Vendors and consultants also can help carriers work out a data strategy that incorporates metadata, says Tracy Spadola, senior industry consultant at Teradata, a Dayton, Ohio, division of NCR, and a board member of the Insurance Data Management Association.

"There's a need to come up with an enterprise data strategy up front that says, 'This is where we want to be when we grow up,'" says Spadola. Such strategies have gained favor in the last four years or so and continue to gain momentum though they have not yet been widely adopted, she says.

Carriers need data strategies because different ways of naming and describing data have arisen in different departments, says Spadola. The term "written premium," for example, means something slightly different in each "silo" of responsibility, she notes. A strategy brings everyone to the "same table," she adds.

For Spadola the first step in developing a strategy lies in determining where the company wants to be in terms of data management. The carrier might establish the goal of a "single source of truth" for the company, meaning that data is defined consistently and appropriately and is available across the organization.

Next comes a metadata inventory to find what's there and how it is used, says Spadola. At that point, identify gaps-what isn't captured.

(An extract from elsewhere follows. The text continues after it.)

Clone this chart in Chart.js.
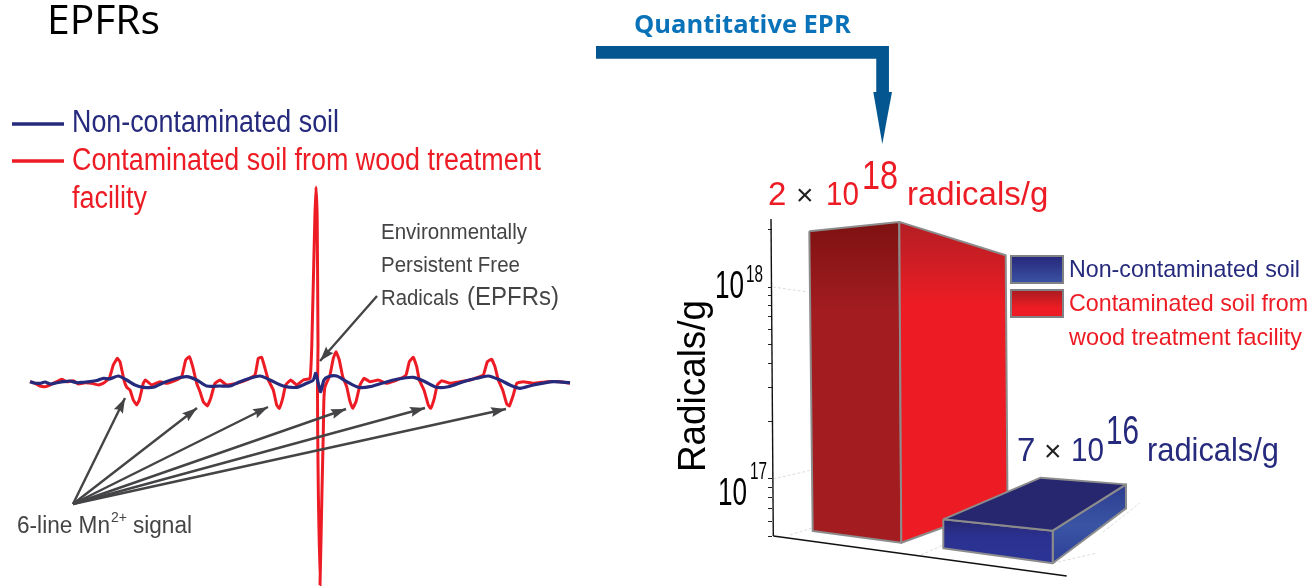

Prioritize, based on business needs, and make data available to business users in a repository so that they don't need to ask IT for help, she advises.

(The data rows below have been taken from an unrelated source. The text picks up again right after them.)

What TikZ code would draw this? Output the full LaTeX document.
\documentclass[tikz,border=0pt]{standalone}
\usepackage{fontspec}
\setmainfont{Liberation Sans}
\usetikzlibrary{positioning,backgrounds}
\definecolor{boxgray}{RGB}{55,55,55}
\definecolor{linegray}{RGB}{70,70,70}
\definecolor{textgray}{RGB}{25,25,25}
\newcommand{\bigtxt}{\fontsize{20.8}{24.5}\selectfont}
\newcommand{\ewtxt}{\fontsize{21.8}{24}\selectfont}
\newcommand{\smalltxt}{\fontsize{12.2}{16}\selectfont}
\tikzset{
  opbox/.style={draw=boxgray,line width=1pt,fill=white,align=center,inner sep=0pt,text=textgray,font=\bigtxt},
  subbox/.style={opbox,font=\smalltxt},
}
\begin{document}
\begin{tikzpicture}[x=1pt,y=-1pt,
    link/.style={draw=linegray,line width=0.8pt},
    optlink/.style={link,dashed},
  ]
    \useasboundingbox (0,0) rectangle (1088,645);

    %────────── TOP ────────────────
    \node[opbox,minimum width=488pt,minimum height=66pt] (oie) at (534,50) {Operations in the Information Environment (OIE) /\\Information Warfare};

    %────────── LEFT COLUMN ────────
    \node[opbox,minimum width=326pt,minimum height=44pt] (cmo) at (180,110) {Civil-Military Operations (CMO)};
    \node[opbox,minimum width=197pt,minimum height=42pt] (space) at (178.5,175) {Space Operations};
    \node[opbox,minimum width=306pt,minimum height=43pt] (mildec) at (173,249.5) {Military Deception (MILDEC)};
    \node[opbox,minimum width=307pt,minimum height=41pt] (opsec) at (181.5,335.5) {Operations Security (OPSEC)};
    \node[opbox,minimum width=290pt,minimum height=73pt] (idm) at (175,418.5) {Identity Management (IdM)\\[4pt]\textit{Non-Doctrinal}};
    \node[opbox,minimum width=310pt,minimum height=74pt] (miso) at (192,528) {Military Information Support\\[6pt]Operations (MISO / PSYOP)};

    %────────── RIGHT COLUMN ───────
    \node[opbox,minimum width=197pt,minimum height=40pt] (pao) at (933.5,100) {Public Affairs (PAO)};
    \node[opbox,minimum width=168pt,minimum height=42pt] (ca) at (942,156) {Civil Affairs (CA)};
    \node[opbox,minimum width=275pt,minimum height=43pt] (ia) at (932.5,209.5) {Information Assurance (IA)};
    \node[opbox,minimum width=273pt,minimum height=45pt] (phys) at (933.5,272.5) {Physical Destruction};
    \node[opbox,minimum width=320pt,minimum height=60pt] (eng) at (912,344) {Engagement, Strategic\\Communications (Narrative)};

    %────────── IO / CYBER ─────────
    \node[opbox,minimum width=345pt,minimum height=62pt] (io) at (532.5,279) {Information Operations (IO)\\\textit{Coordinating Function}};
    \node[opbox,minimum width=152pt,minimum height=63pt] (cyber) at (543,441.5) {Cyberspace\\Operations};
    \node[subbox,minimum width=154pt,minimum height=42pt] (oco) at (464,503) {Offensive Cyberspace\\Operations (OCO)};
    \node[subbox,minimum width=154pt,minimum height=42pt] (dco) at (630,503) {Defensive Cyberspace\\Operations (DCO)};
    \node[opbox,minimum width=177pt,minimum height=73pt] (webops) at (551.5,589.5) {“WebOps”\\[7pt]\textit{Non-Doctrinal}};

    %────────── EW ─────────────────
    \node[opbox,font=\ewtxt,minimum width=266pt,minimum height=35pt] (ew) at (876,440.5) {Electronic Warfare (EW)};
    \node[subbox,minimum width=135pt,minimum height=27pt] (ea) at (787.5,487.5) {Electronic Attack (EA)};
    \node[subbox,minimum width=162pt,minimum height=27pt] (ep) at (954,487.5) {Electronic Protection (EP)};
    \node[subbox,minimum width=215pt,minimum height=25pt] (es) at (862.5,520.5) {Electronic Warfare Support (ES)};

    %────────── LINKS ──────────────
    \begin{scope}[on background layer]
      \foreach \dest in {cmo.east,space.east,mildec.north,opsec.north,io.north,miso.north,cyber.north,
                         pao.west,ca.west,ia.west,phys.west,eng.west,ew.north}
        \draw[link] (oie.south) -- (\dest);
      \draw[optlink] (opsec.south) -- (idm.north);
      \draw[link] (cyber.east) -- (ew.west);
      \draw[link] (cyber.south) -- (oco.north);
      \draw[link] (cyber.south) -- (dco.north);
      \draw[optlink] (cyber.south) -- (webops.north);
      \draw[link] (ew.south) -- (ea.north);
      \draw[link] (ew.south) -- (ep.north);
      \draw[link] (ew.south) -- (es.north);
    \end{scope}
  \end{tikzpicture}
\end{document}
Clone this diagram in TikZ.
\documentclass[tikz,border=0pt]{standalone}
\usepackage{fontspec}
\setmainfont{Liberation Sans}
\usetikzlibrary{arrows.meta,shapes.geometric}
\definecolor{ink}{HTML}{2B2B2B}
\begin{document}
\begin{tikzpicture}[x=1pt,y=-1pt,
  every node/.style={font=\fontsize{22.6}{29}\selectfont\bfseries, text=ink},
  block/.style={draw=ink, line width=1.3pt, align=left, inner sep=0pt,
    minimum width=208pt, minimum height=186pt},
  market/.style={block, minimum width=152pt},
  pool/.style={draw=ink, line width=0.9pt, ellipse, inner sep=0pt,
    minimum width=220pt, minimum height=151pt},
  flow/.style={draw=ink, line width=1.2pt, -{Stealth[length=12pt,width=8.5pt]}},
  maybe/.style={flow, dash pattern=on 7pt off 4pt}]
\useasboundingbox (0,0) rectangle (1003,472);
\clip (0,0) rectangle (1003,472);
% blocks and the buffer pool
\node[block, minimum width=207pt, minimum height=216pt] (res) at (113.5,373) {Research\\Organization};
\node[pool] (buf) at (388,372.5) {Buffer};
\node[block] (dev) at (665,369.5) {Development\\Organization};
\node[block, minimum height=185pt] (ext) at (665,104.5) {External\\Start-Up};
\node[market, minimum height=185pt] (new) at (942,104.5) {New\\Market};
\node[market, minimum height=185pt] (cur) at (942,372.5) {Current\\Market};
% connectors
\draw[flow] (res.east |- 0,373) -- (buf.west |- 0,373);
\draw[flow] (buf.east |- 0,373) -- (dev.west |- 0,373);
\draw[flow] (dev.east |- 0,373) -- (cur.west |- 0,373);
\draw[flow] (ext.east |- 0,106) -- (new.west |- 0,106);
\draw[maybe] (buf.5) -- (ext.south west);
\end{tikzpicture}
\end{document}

While some insurance companies contend with the silo effect of a dozen or so poorly maintained data dictionaries, Des Moines, Iowa-based EMC Insurance Group Inc. works with just two data systems-one for personal lines and the other for commercial business.

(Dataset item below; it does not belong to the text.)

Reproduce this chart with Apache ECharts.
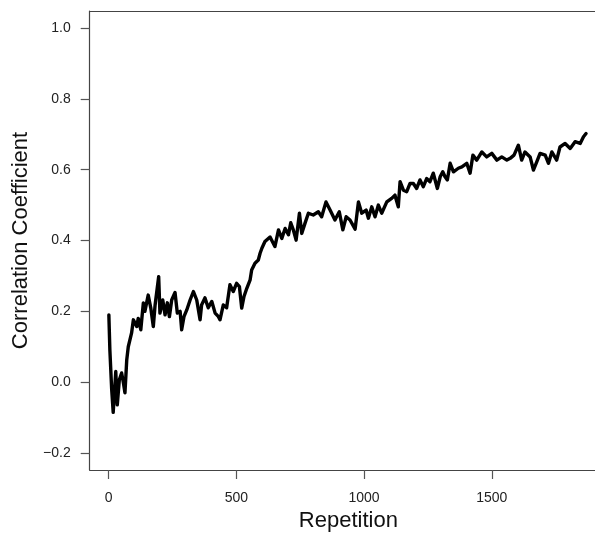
<!DOCTYPE html>
<html>
<head>
<meta charset="utf-8">
<script src="https://cdn.jsdelivr.net/npm/echarts@6/dist/echarts.min.js"></script>
<style>
html,body{margin:0;padding:0;background:#fff;}
#chart{width:595px;height:545px;}
</style>
</head>
<body>
<div id="chart"></div>
<script>
// Data
var repetition = [1,5,12,18,28,34,42,51,58,64,71,77,90,97,110,116,126,136,142,155,165,175,182,196,201,212,221,230,238,247,260,269,280,286,295,306,319,332,345,358,364,377,390,404,417,430,436,449,462,475,488,501,512,521,530,541,554,560,567,573,580,586,593,600,612,632,651,665,678,691,704,713,723,734,747,756,769,782,801,821,834,851,867,886,903,917,930,945,965,978,991,1008,1017,1030,1043,1056,1069,1089,1108,1121,1134,1141,1154,1167,1180,1193,1206,1219,1232,1245,1258,1271,1287,1298,1308,1317,1326,1337,1350,1369,1383,1402,1415,1426,1441,1461,1480,1500,1520,1539,1559,1572,1587,1604,1617,1630,1650,1663,1676,1689,1709,1722,1735,1754,1767,1787,1807,1826,1846,1859,1869];
var correlation = [0.19,0.09,-0.02,-0.085,0.03,-0.064,0.007,0.026,-0.002,-0.03,0.063,0.10,0.139,0.176,0.157,0.18,0.148,0.224,0.20,0.246,0.21,0.157,0.218,0.298,0.195,0.232,0.19,0.224,0.185,0.232,0.253,0.195,0.20,0.148,0.185,0.204,0.232,0.256,0.232,0.176,0.218,0.238,0.21,0.228,0.195,0.185,0.176,0.218,0.21,0.275,0.256,0.279,0.27,0.209,0.242,0.265,0.289,0.317,0.322,0.336,0.34,0.345,0.364,0.378,0.397,0.41,0.383,0.43,0.406,0.434,0.416,0.45,0.43,0.401,0.477,0.42,0.449,0.477,0.472,0.481,0.467,0.509,0.486,0.458,0.481,0.43,0.467,0.458,0.432,0.509,0.477,0.486,0.463,0.495,0.467,0.5,0.477,0.509,0.519,0.528,0.495,0.566,0.542,0.538,0.561,0.561,0.547,0.571,0.552,0.575,0.566,0.59,0.547,0.58,0.594,0.58,0.571,0.618,0.594,0.604,0.608,0.618,0.59,0.641,0.627,0.65,0.636,0.646,0.627,0.636,0.627,0.632,0.641,0.669,0.627,0.65,0.636,0.599,0.622,0.646,0.641,0.618,0.65,0.627,0.664,0.674,0.66,0.679,0.674,0.693,0.702];
var xTicks = [0, 500, 1000, 1500];
var yTicks = [-0.2, 0.0, 0.2, 0.4, 0.6, 0.8, 1.0];

var seriesData = repetition.map(function (x, i) { return [x, correlation[i]]; });

var chart = echarts.init(document.getElementById('chart'), null, {renderer: 'canvas'});
var font = '"Liberation Sans", Arial, Helvetica, sans-serif';
var boxLine = {show: true, onZero: false, lineStyle: {color: '#444', width: 1.2}};
chart.setOption({
  animation: false,
  backgroundColor: '#ffffff',
  grid: {
    left: 89.7, top: 11, right: -12, bottom: 75,
    outerBoundsMode: 'none', containLabel: false,
    show: false
  },
  xAxis: [{
    type: 'value',
    position: 'bottom',
    min: -74, max: 1951,
    name: 'Repetition',
    nameLocation: 'middle',
    nameGap: 37,
    nameTextStyle: {fontFamily: font, fontSize: 22, color: '#111'},
    axisLine: boxLine,
    splitLine: {show: false},
    axisTick: {show: true, inside: false, length: 9, customValues: xTicks, lineStyle: {color: '#555', width: 1.2}},
    axisLabel: {customValues: xTicks, margin: 21, fontFamily: font, fontSize: 14, color: '#222',
      formatter: function (v) { return String(v); }}
  }, {
    type: 'value',
    position: 'top',
    min: -74, max: 1951,
    axisLine: boxLine,
    axisTick: {show: false},
    axisLabel: {show: false},
    splitLine: {show: false}
  }],
  yAxis: {
    type: 'value',
    position: 'left',
    min: -0.248, max: 1.048,
    name: 'Correlation Coefficient',
    nameLocation: 'middle',
    nameGap: 52,
    nameRotate: 90,
    nameTextStyle: {fontFamily: font, fontSize: 22, color: '#111'},
    axisLine: boxLine,
    splitLine: {show: false},
    axisTick: {show: true, inside: false, length: 9, customValues: yTicks, lineStyle: {color: '#555', width: 1.2}},
    axisLabel: {customValues: yTicks, margin: 19, fontFamily: font, fontSize: 14, color: '#222',
      formatter: function (v) { var s = Math.abs(v).toFixed(1); return v < -1e-9 ? '\u2212' + s : s; }}
  },
  series: [{
    type: 'line',
    xAxisIndex: 0,
    data: seriesData,
    showSymbol: false,
    symbol: 'none',
    lineStyle: {color: '#000', width: 3.4, join: 'round', cap: 'round'},
    clip: true
  }]
});
</script>
</body>
</html>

One of EMC's philosophies, says Mike Freel, bureau statistics manager for the insurer, is based on keeping metadata consistent even after acquiring another carrier.

"We always set an aggressive time line to integrate all of their processes into our existing systems," he says of the companies EMC has acquired. That means allowing 18 to 24 months for bringing consistency to policy, claims and billing systems.

Reconciling the systems may require that the smaller company change time-honored data definitions. Once everyone understands the underlying meanings of the terms, though, problems recede.

"Sometimes you have to say to them that the ultimate reality is that you were in financial trouble, and we bought you-you have to merge into our system," says Freel. "We say that jokingly, but there is a certain amount of truth. If you allow these companies to stay on their own systems, you've just perpetuated your lack of standards."

With that kind of determination, even large carriers can streamline their metadata. Take the example of The Hartford Financial Services Group, Hartford, Conn.

"We've started to successfully merge together what we think are the best of breeds within our organizations," says Rich Maynard, an enterprise architect at The Hartford.

"The individual segments have been maturing their process over the last five to 10 years," he says. ""From the enterprise perspective, we're 12 to 18 months into that."

Just how long it may take to standardize among segments remains difficult to predict, Maynard says. The timing depends on people on the business side of the company who have to make hard decisions and reach elusive compromise on definitions of business terms for the consolidation to continue, he notes.

Already, The Hartford can achieve the "householding" function that identifies a person with multiple policies, such as homeowners and auto, for example. That recognition of multiple policies allows The Hartford to estimate the lifetime value of a customer.

Householding represents "kind of a difficult challenge when you have multiple lines and you're trying to represent all that information in a connected way," observes Rod Travers, a senior vice president at Robert E. Nolan Co., a Simsbury, Conn., management consulting firm that specializes in the insurance business.